To use solar panels in Cubesats, its almost inevitable you will need to consider maximum power point tracking, which can complicate the power supply design a bit.

Hi again! Thanks for asnwering :slight_smile:

We wont use MPPT, it isnt a requirement for the project. I just want to decrease the voltage from the power suppy in order to charge the battery (7.4 or 3.7V in parallel).

You need a feedback loop that controls the PWM in "real time".

Also as srnet mentions, you cannot afford a code crash.


Thanks for the circuit.
When you want to add anything new to a thread, please do it in anew post.
Editing a previous post like you have disrupts the flow of the thread.

Adding your circuit and requested info back at post #1 makes mine and other posts redundant and looking like a waste of space.

Tom.... :grinning: :+1: :coffee: :australia:

Yeah, I know, thats why I added the INA219 (current sensor + voltage sensor) and the A0 and A1 values.

All of that, with the code, will control the PWM duty cycle. Of course, if the code crash, Im fucked, but it is the simplest way to do it I think.

Sorry Tom. Didnt know all of that, thank you for your advice, I'll take them for future posts.
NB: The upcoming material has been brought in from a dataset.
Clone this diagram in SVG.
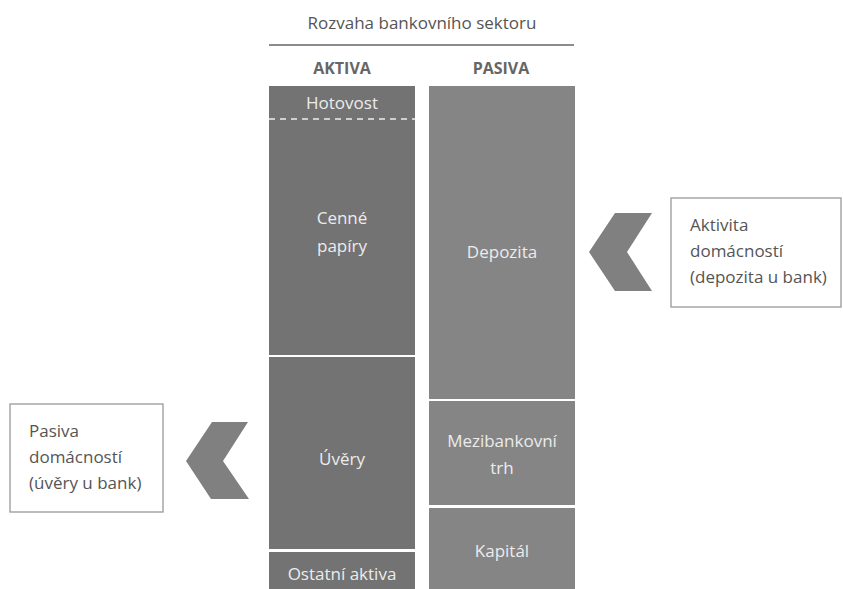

Added here the design of the first post.

In your circuit.

  1. What is 1NA219-2 measuring, because it isn't load current?
  2. Why is your load between supply +V of 20V and the "output" of your "converter"?
  3. Should it not be between "output" and gnd?

Sorry but I think you need to read up on buck and boost converters, then decide on which pre-made DC-DC converter you are going to buy.
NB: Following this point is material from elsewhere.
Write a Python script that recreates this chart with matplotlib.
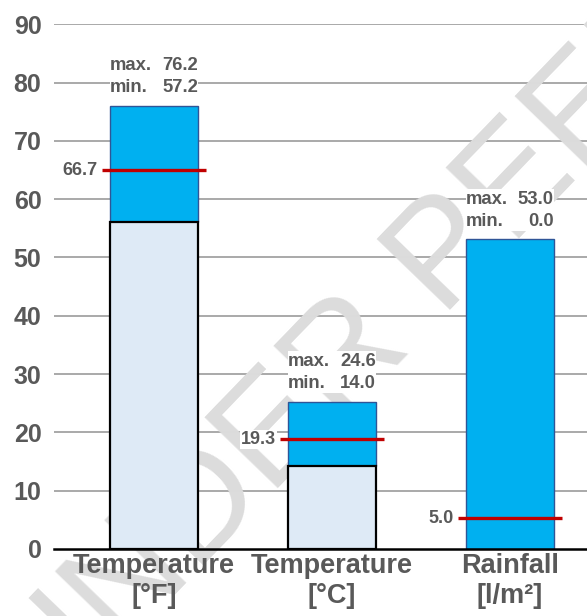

If it is for a CUBE Sat, is this DC-DC going to model space as well?
If so you need to model for PV cells, that is a CURRENT SOURCE rather than a voltage source.

Tom... :grinning: :+1: :coffee: :australia:


  1. True, INA219_2 should go in series with RLoad. Little mistake (its just a shareholder design)
  2. If I put the Load from Vsource to GND, the design go wrong because Im using a High side buck converter with an NMOS, so the load will bypass that MOSFET.
  3. Explained in 2.

The load is in floating ground, not in common ground because the explained before. Im not going to buy any DC-DC converter because I want to make my own one. If I want to buy a buck converter I just go to my electronic store and pick one, and not coming here looking for advice :slight_smile: I wanna make one and learn in the process! :smiley:

The project is from university, its just for prototyping, not for a Flying Model or Engineering Model, just a prototype of a unit for a "imaginaring" Cubesat. We are not building any in the short term, we are just making the designs.

Tom... :grinning: :coffee: :coffee: :coffee: :coffee: :australia:

What do you think about the design? Any advice will be good considered, mate :slight_smile:

Btw, this is a simulation for a 30 Ohm Load:

For 40% Duty Cycle, the output in RLoad is 7.8V and 329mA.